Netizens turn Rihanna, Sarah Jessica Parker outfits into memes

When Hollywood royalty took to the red carpet at the Metropolitan Museum of Art's Costume Institute Gala, or Met Gala on Monday, they may have been earnestly interpreting the Chinese theme of the event in their bold fashion choices.

But little did they know, their outfits would cause the Chinese Internet to explode with amusement.

The vast difference between how the outfits were received in the West as opposed to in China itself goes to show how China gets "lost in translation" in the West.

Singer Rihanna and actress Sarah Jessica Parker became the major inspirations for Internet memes that swept social media as the Chinese Internet passed merciless and creative verdicts on their outfits - largely seen as examples of "trying too hard" - on one of the biggest fashion nights of the year.

Rihanna opted for imperial yellow, the royal colour of China's dynastic past, intending to evoke royalty, and completed the whole look with a sparking tiara that made her look more exotic. Instead, she reminded Chinese Internet users of one of the most popular snacks in China - jianbing, or Chinese pancake.

As soon as Rihanna's yellow cape with floral swirls was revealed, Chinese Internet users instantly came up with remixes that photoshopped the outfit into a Chinese pancake or a pizza, inspired by the shape of the dress' long train which required three staffers to help her walk.

Sex and The City actress Parker didn't do any better. For Chinese fans of the hit HBO show, she will always be Carrie Bradshaw, the epitome of chic, metropolitan style. Sex and the City's Carrie would have reigned at Manhattan's biggest fashion night, but her over-the-top "Chinese" headdress caused snickers instead.

Her red headpiece did remind netizens of a Chinese icon, though perhaps not a particularly elegant one - Huanhuan, one of the 2008 Beijing Olympics' adorable cartoon mascots.

Chinese theme piqued interest

If not for the China theme, the Manhattan night would only have commanded the attention of fashion pundits.

Unlike in the West, where their every sartorial move is scrutinized in the media, even fashion A-listers like Rihanna and Parker seldom make headlines for their wardrobe decisions as they are not as well-known here.

It was undoubtedly because their outfits were supposedly "Chinese" that they garnered this degree of attention on social media.

China's two most popular social networking tools - Twitter-like microblogging site Sina Weibo and instant messaging app Wechat - were awash with posts explaining basic facts of Met Gala and snapshots of the red carpet moments.

Ordinary Chinese people may not be able to name any song by Rihanna, or know anything about her alleged romance with actor Leonardo DiCaprio, but they could still pitch in to create the online sensation that made her pancake-like dress one of the night's most memorable looks.

In keeping with the theme, the exclusive guest list included a Chinese delegation, comprising of actresses and singers led by Gong Li and Zhang Ziyi.
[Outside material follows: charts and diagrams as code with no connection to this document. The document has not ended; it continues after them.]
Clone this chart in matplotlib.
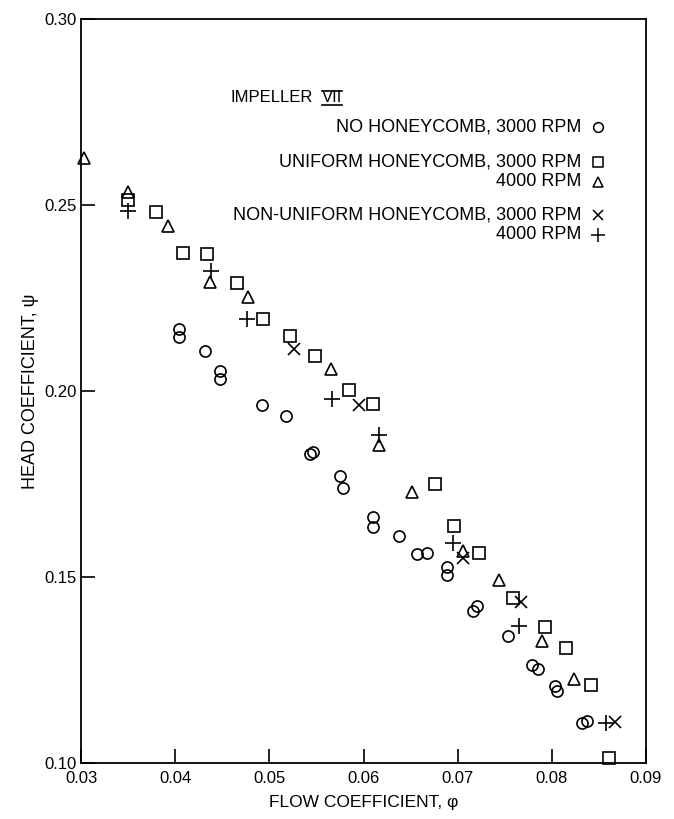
import matplotlib
matplotlib.use("Agg")
import matplotlib.pyplot as plt
from matplotlib.lines import Line2D

plt.rcParams['font.family'] = ['Liberation Sans', 'DejaVu Sans']

# no honeycomb, 3000 rpm (circles)
no_hc_x = [0.0404, 0.0404, 0.0432, 0.0448, 0.0448, 0.0492, 0.0518, 0.0543, 0.0546,
           0.0575, 0.0578, 0.0610, 0.0610, 0.0638, 0.0657, 0.0667, 0.0689, 0.0689,
           0.0716, 0.0721, 0.0753, 0.0779, 0.0785, 0.0803, 0.0805, 0.0832, 0.0837]
no_hc_y = [0.2167, 0.2145, 0.2108, 0.2054, 0.2032, 0.1962, 0.1933, 0.1831, 0.1836,
           0.1771, 0.1739, 0.1661, 0.1634, 0.1610, 0.1562, 0.1565, 0.1527, 0.1505,
           0.1409, 0.1422, 0.1341, 0.1263, 0.1253, 0.1207, 0.1194, 0.1108, 0.1113]

# uniform honeycomb, 3000 rpm (squares)
uni3_x = [0.0350, 0.0380, 0.0408, 0.0434, 0.0466, 0.0493, 0.0522, 0.0548, 0.0585,
          0.0610, 0.0676, 0.0696, 0.0723, 0.0759, 0.0793, 0.0815, 0.0842, 0.0861]
uni3_y = [0.2514, 0.2481, 0.2371, 0.2368, 0.2290, 0.2194, 0.2148, 0.2094, 0.2003,
          0.1965, 0.1750, 0.1637, 0.1565, 0.1444, 0.1366, 0.1309, 0.1210, 0.1013]

# uniform honeycomb, 4000 rpm (triangles)
uni4_x = [0.0303, 0.0350, 0.0392, 0.0437, 0.0477, 0.0565, 0.0616, 0.0652, 0.0706,
          0.0744, 0.0789, 0.0824]
uni4_y = [0.2626, 0.2535, 0.2444, 0.2293, 0.2253, 0.2059, 0.1855, 0.1729, 0.1570,
          0.1492, 0.1328, 0.1226]

# non-uniform honeycomb, 3000 rpm (x)
non3_x = [0.0526, 0.0595, 0.0706, 0.0767, 0.0867]
non3_y = [0.2113, 0.1962, 0.1551, 0.1433, 0.1110]

# non-uniform honeycomb, 4000 rpm (+)
non4_x = [0.0350, 0.0438, 0.0476, 0.0566, 0.0616, 0.0695, 0.0765, 0.0857]
non4_y = [0.2484, 0.2323, 0.2194, 0.1979, 0.1882, 0.1591, 0.1368, 0.1108]

x_ticks = [0.03, 0.04, 0.05, 0.06, 0.07, 0.08, 0.09]
y_ticks = [0.10, 0.15, 0.20, 0.25, 0.30]

fig = plt.figure(figsize=(6.74, 8.19), dpi=100)
ax = fig.add_axes([0.1202, 0.0684, 0.8383, 0.9084])

ms = 8
mew = 1.2
common = dict(linestyle="none", color="black", mew=mew, ms=ms, clip_on=False)
ax.plot(no_hc_x, no_hc_y, marker="o", mfc="none", **common)
ax.plot(uni3_x, uni3_y, marker="s", mfc="none", **common)
ax.plot(uni4_x, uni4_y, marker="^", mfc="none", **common)
ax.plot(non3_x, non3_y, marker="x", **common)
ax.plot(non4_x, non4_y, marker="+", ms=ms + 3, color="black", mew=mew,
        linestyle="none", clip_on=False)

ax.set_xlim(0.03, 0.09)
ax.set_ylim(0.10, 0.30)
ax.set_xticks(x_ticks)
ax.set_xticklabels([f"{v:.2f}" for v in x_ticks])
ax.set_yticks(y_ticks)
ax.set_yticklabels([f"{v:.2f}" for v in y_ticks])
ax.tick_params(direction="in", length=10, width=1.2, labelsize=12)
ax.tick_params(axis="x", pad=6)
ax.tick_params(axis="y", pad=3)
for s in ax.spines.values():
    s.set_linewidth(1.3)

ax.set_xlabel("FLOW COEFFICIENT, \u03c6", fontsize=12.5, labelpad=6)
ax.set_ylabel("HEAD COEFFICIENT, \u03c8", fontsize=13, labelpad=4)

# legend block written as text, like the original
fs = 13
ax.text(0.265, 0.894, "IMPELLER", transform=ax.transAxes, fontsize=12,
        ha="left", va="center")
vii = ax.text(0.426, 0.894, "VII", transform=ax.transAxes, fontsize=12,
              ha="left", va="center")

rows = [
    (0.855, "NO HONEYCOMB, 3000 RPM", "o", ms - 1),
    (0.808, "UNIFORM HONEYCOMB, 3000 RPM", "s", ms - 1),
    (0.781, "4000 RPM", "^", ms - 1),
    (0.737, "NON-UNIFORM HONEYCOMB, 3000 RPM", "x", ms - 1),
    (0.710, "4000 RPM", "+", ms + 2),
]
for yy, label, mk, size in rows:
    ax.text(0.885, yy, label, transform=ax.transAxes, fontsize=fs,
            ha="right", va="center")
    ax.add_line(Line2D([0.915], [yy], transform=ax.transAxes, marker=mk,
                       mfc="none", mec="black", mew=1.1, ms=size,
                       linestyle="none"))

# bars over and under the roman numeral
fig.canvas.draw()
bb = vii.get_window_extent().transformed(fig.transFigure.inverted())
for yy in (bb.y0 + 0.001, bb.y1 - 0.001):
    fig.add_artist(Line2D([bb.x0, bb.x1], [yy, yy], color="black", lw=1.2,
                          transform=fig.transFigure))

fig.savefig("out.png", dpi=100)
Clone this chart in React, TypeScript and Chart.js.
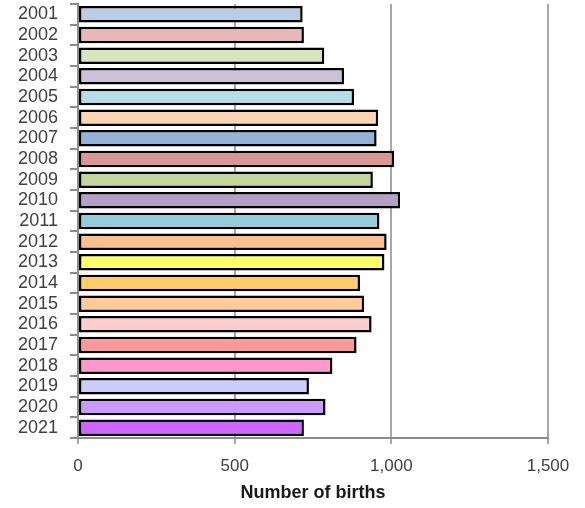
import React, { useEffect, useRef } from "react";
import { Chart, registerables } from "chart.js";

Chart.register(...registerables);

const years = ["2001","2002","2003","2004","2005","2006","2007","2008","2009","2010","2011","2012","2013","2014","2015","2016","2017","2018","2019","2020","2021"];
const births = [717, 721, 786, 849, 881, 958, 953, 1009, 941, 1028, 962, 985, 978, 900, 913, 937, 889, 812, 737, 790, 721];
const barColors = ["#B9CDE5","#E6B9B8","#D7E4BD","#CCC1DA","#B7DEE8","#FCD5B5","#95B3D7","#D99694","#C3D69B","#B3A2C7","#93CDDD","#FAC090","#FFFF66","#FFCC66","#FFCC99","#FFCCCC","#FF9999","#FF99CC","#CCCCFF","#CC99FF","#CC66FF"];
const xTicks = [0, 500, 1000, 1500];
const xTitle = "Number of births";

export default function App() {
  const ref = useRef<HTMLCanvasElement | null>(null);
  useEffect(() => {
    if (!ref.current) return;
    const chart = new Chart(ref.current, {
      type: "bar",
      data: {
        labels: years,
        datasets: [
          {
            data: births,
            backgroundColor: barColors,
            borderColor: "#000000",
            borderWidth: 2.5,
            borderSkipped: false,
            barPercentage: 0.8,
            categoryPercentage: 1,
          },
        ],
      },
      options: {
        indexAxis: "y",
        responsive: false,
        animation: false,
        layout: { padding: { top: 4, right: 37, left: 0, bottom: 0 } },
        plugins: { legend: { display: false }, tooltip: { enabled: false } },
        scales: {
          x: {
            min: xTicks[0],
            max: xTicks[xTicks.length - 1],
            afterBuildTicks: (s: any) => {
              s.ticks = xTicks.map((v) => ({ value: v }));
            },
            afterFit: (s: any) => {
              s.height = 70;
              s.paddingLeft = 0;
              s.paddingRight = 0;
            },
            border: { display: true, color: "#8c8c8c", width: 2 },
            grid: { color: "#a6a6a6", lineWidth: 2, tickLength: 6, drawTicks: true },
            ticks: {
              color: "#404040",
              font: { family: "'Liberation Sans', sans-serif", size: 17 },
              padding: 12,
              callback: (v: any) => Number(v).toLocaleString("en-US"),
            },
            title: {
              display: true,
              text: xTitle,
              color: "#1a1a1a",
              font: { family: "'Liberation Sans', sans-serif", size: 18, weight: "bold" },
            },
          },
          y: {
            afterFit: (s: any) => {
              s.width = 78;
              s.paddingTop = 0;
              s.paddingBottom = 0;
            },
            border: { display: true, color: "#8c8c8c", width: 2 },
            grid: { drawOnChartArea: false, color: "#8c8c8c", lineWidth: 2, tickLength: 8, offset: true },
            ticks: {
              color: "#404040",
              font: { family: "'Liberation Sans', sans-serif", size: 18 },
              padding: 12,
              autoSkip: false,
            },
          },
        },
      },
    });
    return () => chart.destroy();
  }, []);
  return (
    <div style={{ position: "absolute", left: 0, top: 0, width: 585, height: 508, background: "#fff" }}>
      <canvas ref={ref} width={585} height={508} style={{ width: 585, height: 508 }} />
    </div>
  );
}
The Chinese contingent earned kudos from their countrymen by dressing "normally", the highest compliment that could be paid to them on a night dominated by near-nudity and absurdity.

The question of cultural representation

As the frenzy of memes and comments dies down, the massive misrepresentation of China in the fashion of the night prompts soul-searching of how, exactly, China should be represented to the West.

After all, the 2015 Met Gala, held at the museum in New York City, was designed to shed light on Chinese cultural and artistic influence on fashion with the theme of "China: Through the Looking Glass".

But can the idea of "China" really be boiled down to sequins, embroidery and Chinese painting motifs? Is that the extent to which China's influence on fashion can be seen?

Parker may have an excuse - the mocked headdress was by non-Chinese Philip Treacy, one of Britain's best known milliners, but Rihanna wore the sartorial work of Beijing-based designer Guo Pei.

In contrast with its reception on the Chinese Internet, the dress actually made Vanity Fair website's best dressed list.

It seems that even a Chinese designer finds it hard to please her countrymen when presenting the culture of her country to the West.

That the theme, China: Through the Looking-Glass, references the 1871 fantasy novel by Lewis Carroll, may give a clue as to how there came to be such a gap between East and West - the Western perception of China is still very much filtered through the lens of fantasy, a wonderland in their own minds, rather than the actual East Asian country itself.